# Quality Cheaper Snow Pants? XXL



## linvillegorge (Jul 6, 2009)

I picked up a pair of Quicksilver pants on clearance two summers ago for like $50. They've actually held up damn well. I've pretty much drug the bottoms off of them because they're too long, but screw it, they were $50.


----------



## Tarzanman (Dec 20, 2008)

You can get el cheapo generic snow pants at any ski shop and most sporting goods stores.

They aren't usually waterproof, but they only cost ~$20-$30 for a pair. Skiers love them because they have a tendency to slice holes in their pants when they fall (edges), so they have to buy them fairly regularly


----------



## CrossStealth (Aug 17, 2010)

Yea id like them to be waterproof if I can. I don't mind spending money but I just spent a lot on the rest of my gear and my budget is wearing thin. Are there are Good Quality pants that are a little less pricey?


----------



## Tarzanman (Dec 20, 2008)

dunno. Check gearscan and department of goods. Its a lot harder to get cheap shells every since Sierra Snowboard went away.


CrossStealth said:


> Yea id like them to be waterproof if I can. I don't mind spending money but I just spent a lot on the rest of my gear and my budget is wearing thin. Are there are Good Quality pants that are a little less pricey?


----------



## myschims (Jan 11, 2010)

Snowboard, Snowboards, Burton Snowboards, Burton Bindings, Burton Boots, and snowboard reviews - Free Shipping - US Orders Over $50
pretty sure this is sierra snowboards?
apparently they changed names?


----------



## PanHandler (Dec 23, 2010)

sierra snowboards did change names.


----------



## Tarzanman (Dec 20, 2008)

The sierra snowboard site got bought by trusnow and there are about 1/10th the number of deals on shells that there were back in the late 2000's.

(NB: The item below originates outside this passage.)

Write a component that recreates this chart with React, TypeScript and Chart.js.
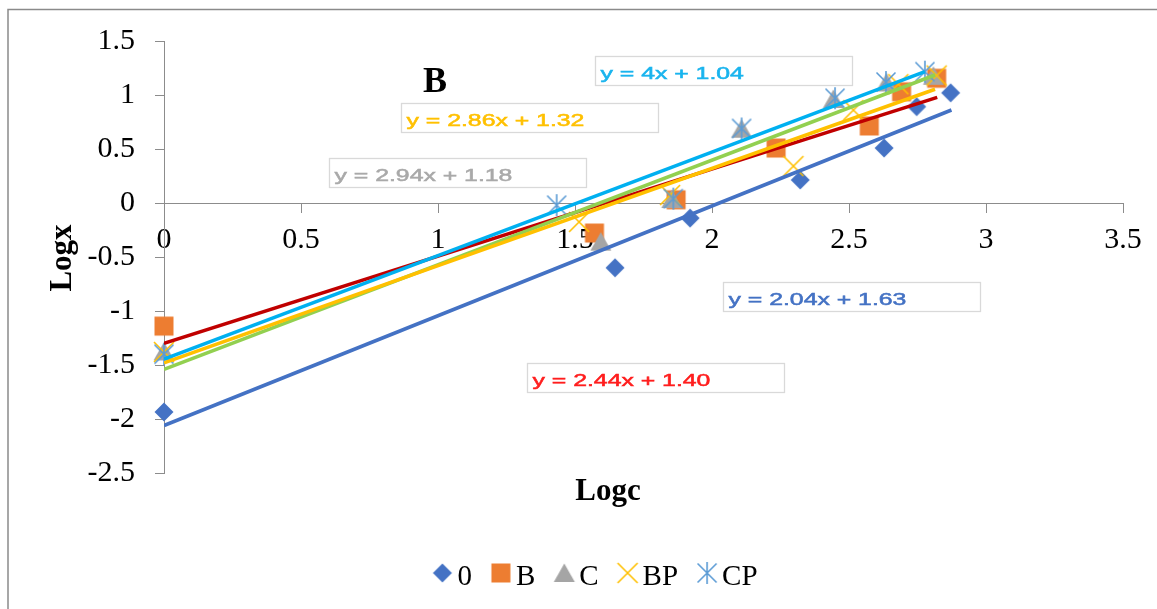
import React, { useEffect, useRef } from 'react';
import { Chart, registerables } from 'chart.js';

Chart.register(...registerables);

// Series names shown in the legend
const seriesNames = ['0', 'B', 'C', 'BP', 'CP'];

// log(c) / log(x) pairs for each series
const logc0 = [0, 1.646, 1.92, 2.322, 2.628, 2.747, 2.871];
const logx0 = [-1.935, -0.6, -0.14, 0.213, 0.509, 0.892, 1.02];

const logcB = [0, 1.571, 1.869, 2.234, 2.574, 2.692, 2.82];
const logxB = [-1.14, -0.278, 0.03, 0.509, 0.713, 1.03, 1.155];

const logcC = [0, 1.594, 1.853, 2.108, 2.443, 2.637, 2.808];
const logxC = [-1.375, -0.358, 0.037, 0.688, 0.963, 1.116, 1.178];

const logcBP = [0, 1.515, 1.847, 2.297, 2.516, 2.68, 2.82];
const logxBP = [-1.38, -0.175, 0.074, 0.342, 0.86, 1.1, 1.18];

const logcCP = [0, 1.433, 1.859, 2.108, 2.449, 2.635, 2.777];
const logxCP = [-1.4, -0.02, 0.04, 0.69, 0.97, 1.12, 1.216];

// Linear trend lines: start / end points
const trend0C = [0, 2.874];
const trend0X = [-2.06, 0.861];
const trendBC = [0, 2.822];
const trendBX = [-1.3, 0.978];
const trendCC = [0, 2.814];
const trendCX = [-1.54, 1.185];
const trendBPC = [0, 2.814];
const trendBPX = [-1.48, 1.053];
const trendCPC = [0, 2.777];
const trendCPX = [-1.445, 1.216];

// Fitted equations printed in text boxes
const equations = [
  'y = 2.04x + 1.63',
  'y = 2.44x + 1.40',
  'y = 2.94x + 1.18',
  'y = 2.86x + 1.32',
  'y = 4x + 1.04',
];

// Axis ranges
const xRange = [0, 3.5];
const yRange = [-2.5, 1.5];
const tickStep = 0.5;

// ---- styling ----
const markerColors = ['#4472C4', '#ED7D31', '#A5A5A5', '#FFC000', '#5B9BD5'];
const trendColors = ['#4472C4', '#C00000', '#92D050', '#FFC000', '#00B0F0'];
const equationColors = ['#4472C4', '#FF1E1E', '#A9A9A9', '#FFC000', '#19B4EE'];
// top-left corner of each equation box, in axis units
const equationAnchors = [
  [2.041, -0.729],
  [1.324, -1.484],
  [0.601, 0.419],
  [0.864, 0.923],
  [1.573, 1.361],
];
const SERIF = '"Liberation Serif", "Times New Roman", serif';
const AXIS_GREY = '#8c8c8c';

function pts(xs: number[], ys: number[]) {
  return xs.map((x, i) => ({ x, y: ys[i] }));
}

function makeMarker(kind: number): HTMLCanvasElement {
  const c = document.createElement('canvas');
  const s = 24;
  c.width = s;
  c.height = s;
  const g = c.getContext('2d') as CanvasRenderingContext2D;
  const m = s / 2;
  g.fillStyle = markerColors[kind];
  g.strokeStyle = markerColors[kind];
  g.lineWidth = 1.6;
  g.beginPath();
  if (kind === 0) {
    g.moveTo(m, m - 9.5);
    g.lineTo(m + 9.5, m);
    g.lineTo(m, m + 9.5);
    g.lineTo(m - 9.5, m);
    g.closePath();
    g.fill();
  } else if (kind === 1) {
    g.rect(m - 9.5, m - 9.5, 19, 19);
    g.fill();
  } else if (kind === 2) {
    g.moveTo(m, m - 9.5);
    g.lineTo(m + 10.5, m + 9);
    g.lineTo(m - 10.5, m + 9);
    g.closePath();
    g.fill();
  } else if (kind === 3) {
    g.moveTo(m - 10, m - 10);
    g.lineTo(m + 10, m + 10);
    g.moveTo(m + 10, m - 10);
    g.lineTo(m - 10, m + 10);
    g.stroke();
  } else {
    g.moveTo(m, m - 11);
    g.lineTo(m, m + 11);
    g.moveTo(m - 9.5, m - 9.5);
    g.lineTo(m + 9.5, m + 9.5);
    g.moveTo(m + 9.5, m - 9.5);
    g.lineTo(m - 9.5, m + 9.5);
    g.stroke();
  }
  return c;
}

export default function App() {
  const canvasRef = useRef<HTMLCanvasElement | null>(null);

  useEffect(() => {
    const canvas = canvasRef.current;
    if (!canvas) return;
    const markers = [0, 1, 2, 3, 4].map(makeMarker);

    const seriesX = [logc0, logcB, logcC, logcBP, logcCP];
    const seriesY = [logx0, logxB, logxC, logxBP, logxCP];
    const trendX = [trend0C, trendBC, trendCC, trendBPC, trendCPC];
    const trendY = [trend0X, trendBX, trendCX, trendBPX, trendCPX];

    const pointSets = seriesNames.map((name, i) => ({
      label: name,
      data: pts(seriesX[i], seriesY[i]),
      pointStyle: markers[i],
      pointRadius: 10,
      showLine: false,
      clip: false,
      order: 10 - i,
    }));
    const lineSets = seriesNames.map((name, i) => ({
      label: 'trend ' + name,
      data: pts(trendX[i], trendY[i]),
      showLine: true,
      pointRadius: 0,
      borderColor: trendColors[i],
      borderWidth: 3.6,
      fill: false,
      order: -1 - i,
    }));

    const decor = {
      id: 'decor',
      beforeDraw(chart: any) {
        const ctx = chart.ctx as CanvasRenderingContext2D;
        ctx.save();
        ctx.fillStyle = '#ffffff';
        ctx.fillRect(0, 0, chart.width, chart.height);
        ctx.strokeStyle = '#8a8a8a';
        ctx.lineWidth = 1.5;
        ctx.strokeRect(8, 9.5, chart.width + 40, chart.height + 40);
        ctx.restore();
      },
      afterDraw(chart: any) {
        const ctx = chart.ctx as CanvasRenderingContext2D;
        const xs = chart.scales.x;
        const ys = chart.scales.y;
        ctx.save();

        // equation text boxes
        equations.forEach((text, i) => {
          const left = Math.round(xs.getPixelForValue(equationAnchors[i][0])) + 0.5;
          const top = Math.round(ys.getPixelForValue(equationAnchors[i][1])) + 0.5;
          ctx.strokeStyle = '#d9d9d9';
          ctx.lineWidth = 1.3;
          ctx.strokeRect(left, top, 257, 29);
          ctx.save();
          ctx.translate(left + 5, top + 22);
          ctx.scale(1.55, 1);
          ctx.font = '16px "Liberation Sans", Arial, sans-serif';
          ctx.fillStyle = equationColors[i];
          ctx.strokeStyle = equationColors[i];
          ctx.lineWidth = 0.5;
          ctx.textBaseline = 'alphabetic';
          ctx.textAlign = 'left';
          ctx.fillText(text, 0, 0);
          ctx.strokeText(text, 0, 0);
          ctx.restore();
        });

        // panel letter
        ctx.fillStyle = '#000';
        ctx.textAlign = 'left';
        ctx.textBaseline = 'alphabetic';
        ctx.font = 'bold 36px ' + SERIF;
        ctx.fillText('B', 423, 92);

        // axis titles
        ctx.font = 'bold 31px ' + SERIF;
        ctx.textAlign = 'center';
        ctx.fillText('Logc', 608, 500);
        ctx.save();
        ctx.translate(71, 258);
        ctx.rotate(-Math.PI / 2);
        ctx.fillText('Logx', 0, 0);
        ctx.restore();

        // legend
        ctx.font = '29px ' + SERIF;
        ctx.textAlign = 'left';
        const widths = seriesNames.map((n) => ctx.measureText(n).width);
        let total = 0;
        widths.forEach((w, i) => {
          total += 25 + w + (i < widths.length - 1 ? 19 : 0);
        });
        let cursor = 595 - total / 2;
        const cy = 573;
        seriesNames.forEach((n, i) => {
          const mx = cursor + 10;
          const img = markers[i];
          ctx.drawImage(img, mx - img.width / 2, cy - img.height / 2);
          ctx.fillStyle = '#000';
          ctx.fillText(n, mx + 15, 585);
          cursor = mx + 15 + widths[i] + 19;
        });
        ctx.restore();
      },
    };

    const tickFont = { family: SERIF, size: 30 };
    const chart = new Chart(canvas, {
      type: 'scatter',
      data: { datasets: [...pointSets, ...lineSets] as any },
      options: {
        animation: false,
        responsive: false,
        maintainAspectRatio: false,
        devicePixelRatio: 1,
        events: [],
        layout: { padding: { left: 0, top: 41, right: 34, bottom: 136 } },
        plugins: {
          legend: { display: false },
          tooltip: { enabled: false },
          title: { display: false },
        },
        scales: {
          x: {
            type: 'linear',
            min: xRange[0],
            max: xRange[1],
            position: { y: 0 } as any,
            ticks: {
              stepSize: tickStep,
              autoSkip: false,
              font: tickFont,
              color: '#000',
              padding: 10,
              maxRotation: 0,
              callback: (v: any) => String(v),
            },
            grid: { drawOnChartArea: false, tickLength: 9, color: AXIS_GREY, lineWidth: 1 },
            border: { color: AXIS_GREY, width: 1 },
            afterFit: (s: any) => {
              s.paddingLeft = 0;
              s.paddingRight = 0;
            },
          },
          y: {
            type: 'linear',
            min: yRange[0],
            max: yRange[1],
            ticks: {
              stepSize: tickStep,
              autoSkip: false,
              font: tickFont,
              color: '#000',
              padding: 20,
              callback: (v: any) => String(v),
            },
            grid: { drawOnChartArea: false, tickLength: 9, color: AXIS_GREY, lineWidth: 1 },
            border: { color: AXIS_GREY, width: 1 },
            afterFit: (s: any) => {
              s.width = 164;
              s.paddingTop = 0;
              s.paddingBottom = 0;
            },
          },
        },
      },
      plugins: [decor],
    });

    return () => chart.destroy();
  }, []);

  return (
    <div style={{ position: 'absolute', left: 0, top: 0, width: 1157, height: 609, background: '#fff' }}>
      <canvas ref={canvasRef} width={1157} height={609} style={{ display: 'block' }} />
    </div>
  );
}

There will inevitably be a site or store somewhere that sells left over, odd sized gear for really cheap but I haven't found it yet. Haven't been impressed much by Department of Goods or GearScan


----------



## 55Nick15 (Aug 11, 2008)

columbia ridge 2 run. i wear a 40-42 pant and theyre a little loose on me in 2xl. theyre around 100 dollars and have all the waterproof tech and fun stuff


----------